WHAT THE TASK ASKS: Your answer is a single number: how many lines hold the word "matplotlib"?
------------------------
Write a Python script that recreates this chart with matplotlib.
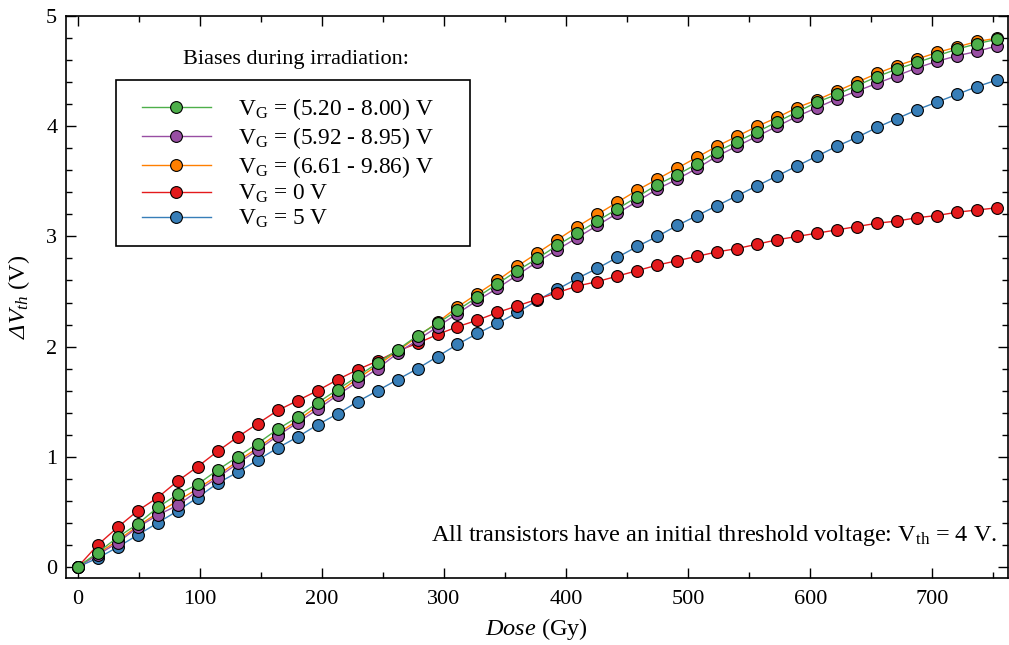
import matplotlib
matplotlib.use("Agg")
import matplotlib.pyplot as plt
from matplotlib.patches import Rectangle

plt.rcParams['font.family'] = ['Liberation Serif', 'DejaVu Serif']
plt.rcParams['mathtext.fontset'] = 'custom'
plt.rcParams['mathtext.rm'] = 'Liberation Serif'
plt.rcParams['mathtext.it'] = 'Liberation Serif:italic'
plt.rcParams['mathtext.bf'] = 'Liberation Serif:bold'
plt.rcParams['mathtext.sf'] = 'Liberation Serif:italic'

dose = [0.0, 16.4, 32.7, 49.1, 65.5, 81.9, 98.2, 114.6, 131.0, 147.3, 163.7,
        180.1, 196.4, 212.8, 229.2, 245.6, 261.9, 278.3, 294.7, 311.0, 327.4,
        343.8, 360.1, 376.5, 392.9, 409.3, 425.6, 442.0, 458.4, 474.7, 491.1,
        507.5, 523.8, 540.2, 556.6, 573.0, 589.3, 605.7, 622.1, 638.4, 654.8,
        671.2, 687.5, 703.9, 720.3, 736.7, 753.0]

vg_520_800 = [0, 0.13, 0.27, 0.39, 0.54, 0.66, 0.75, 0.88, 1.00, 1.12, 1.25,
              1.36, 1.49, 1.61, 1.73, 1.85, 1.97, 2.10, 2.21, 2.33, 2.45,
              2.57, 2.69, 2.80, 2.92, 3.03, 3.14, 3.25, 3.36, 3.47, 3.56,
              3.66, 3.77, 3.86, 3.95, 4.04, 4.13, 4.22, 4.29, 4.37, 4.45,
              4.52, 4.58, 4.64, 4.70, 4.75, 4.79]
vg_592_895 = [0, 0.11, 0.22, 0.36, 0.47, 0.56, 0.69, 0.81, 0.94, 1.06, 1.19,
              1.31, 1.43, 1.56, 1.68, 1.80, 1.94, 2.06, 2.18, 2.30, 2.42,
              2.53, 2.65, 2.77, 2.88, 2.99, 3.10, 3.21, 3.32, 3.43, 3.52,
              3.62, 3.73, 3.82, 3.91, 4.00, 4.09, 4.17, 4.25, 4.32, 4.39,
              4.46, 4.53, 4.59, 4.64, 4.68, 4.73]
vg_661_986 = [0, 0.12, 0.24, 0.37, 0.49, 0.60, 0.71, 0.83, 0.96, 1.08, 1.21,
              1.33, 1.46, 1.58, 1.71, 1.83, 1.96, 2.09, 2.22, 2.36, 2.48,
              2.60, 2.73, 2.85, 2.97, 3.09, 3.20, 3.31, 3.42, 3.52, 3.62,
              3.72, 3.82, 3.91, 4.00, 4.08, 4.17, 4.24, 4.32, 4.40, 4.48,
              4.55, 4.61, 4.67, 4.72, 4.77, 4.80]
vg_0 = [0, 0.20, 0.36, 0.51, 0.63, 0.78, 0.91, 1.05, 1.18, 1.30, 1.42,
        1.51, 1.60, 1.70, 1.79, 1.87, 1.96, 2.03, 2.11, 2.18, 2.24,
        2.31, 2.37, 2.43, 2.49, 2.55, 2.59, 2.64, 2.69, 2.74, 2.78,
        2.82, 2.86, 2.89, 2.93, 2.97, 3.00, 3.03, 3.06, 3.09, 3.12,
        3.14, 3.17, 3.19, 3.22, 3.24, 3.26]
vg_5 = [0, 0.08, 0.18, 0.29, 0.40, 0.51, 0.63, 0.76, 0.86, 0.97, 1.08,
        1.18, 1.29, 1.39, 1.50, 1.60, 1.70, 1.80, 1.91, 2.02, 2.12,
        2.21, 2.31, 2.42, 2.52, 2.62, 2.71, 2.81, 2.91, 3.00, 3.10,
        3.19, 3.28, 3.37, 3.46, 3.55, 3.64, 3.73, 3.82, 3.90, 3.99,
        4.07, 4.15, 4.22, 4.29, 4.36, 4.42]

labels = [r"V$_{\mathrm{G}}$ = (5.20 - 8.00) V",
          r"V$_{\mathrm{G}}$ = (5.92 - 8.95) V",
          r"V$_{\mathrm{G}}$ = (6.61 - 9.86) V",
          r"V$_{\mathrm{G}}$ = 0 V",
          r"V$_{\mathrm{G}}$ = 5 V"]
colors = ['#4daf4a', '#984ea3', '#ff7f00', '#e41a1c', '#377eb8']
series = [vg_520_800, vg_592_895, vg_661_986, vg_0, vg_5]
zorders = [7, 6, 5, 4, 3]

fig = plt.figure(figsize=(10.09, 6.45), dpi=100)
ax = fig.add_axes([0.065, 0.104, 0.934, 0.871])

handles = []
for y, c, lab, z in zip(series, colors, labels, zorders):
    h, = ax.plot(dose, y, '-o', color=c, lw=1.0, ms=8.5, mfc=c, mec='black',
                 mew=0.8, label=lab, zorder=z)
    handles.append(h)

ax.set_xlim(-10, 762)
ax.set_ylim(-0.1, 5.0)
ax.set_xticks([0, 100, 200, 300, 400, 500, 600, 700])
ax.set_xticks(range(50, 760, 100), minor=True)
ax.set_yticks([0, 1, 2, 3, 4, 5])
ax.set_yticks([v / 5 for v in range(0, 26) if v % 5 != 0], minor=True)
ax.tick_params(which='both', direction='in', top=True, right=True,
               labelsize=16, width=1.0)
ax.tick_params(axis='x', which='both', pad=9)
ax.tick_params(axis='y', which='both', pad=6)
ax.tick_params(which='major', length=7)
ax.tick_params(which='minor', length=4)
for s in ax.spines.values():
    s.set_linewidth(1.2)

ax.set_xlabel(r"$\mathit{Dose}$ (Gy)", fontsize=17.5, labelpad=5)
ax.set_ylabel(r"$\mathsf{Δ}\mathit{V}_{\mathit{th}}$ (V)", fontsize=17.5,
              labelpad=10)

rect = Rectangle((0.0535, 0.5913), 0.3757, 0.2954, transform=ax.transAxes,
                 fill=True, facecolor='white', edgecolor='black', lw=1.2,
                 zorder=10)
ax.add_patch(rect)
leg = ax.legend(handles=handles, loc='upper left', bbox_to_anchor=(0.081, 0.857),
                frameon=False, fontsize=16.8, handlelength=2.95,
                handletextpad=1.15, labelspacing=0.12, borderaxespad=0,
                borderpad=0)
leg.set_zorder(11)

ax.text(0.2445, 0.922, "Biases during irradiation:", transform=ax.transAxes,
        ha='center', va='center', fontsize=16, zorder=11)

ax.text(0.989, 0.0665,
        r"All transistors have an initial threshold voltage: V$_{\mathrm{th}}$ = 4 V.",
        transform=ax.transAxes, ha='right', va='baseline', fontsize=17.5)

fig.savefig('out.png', dpi=100)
------------------------
CORRECT OUTPUT: 5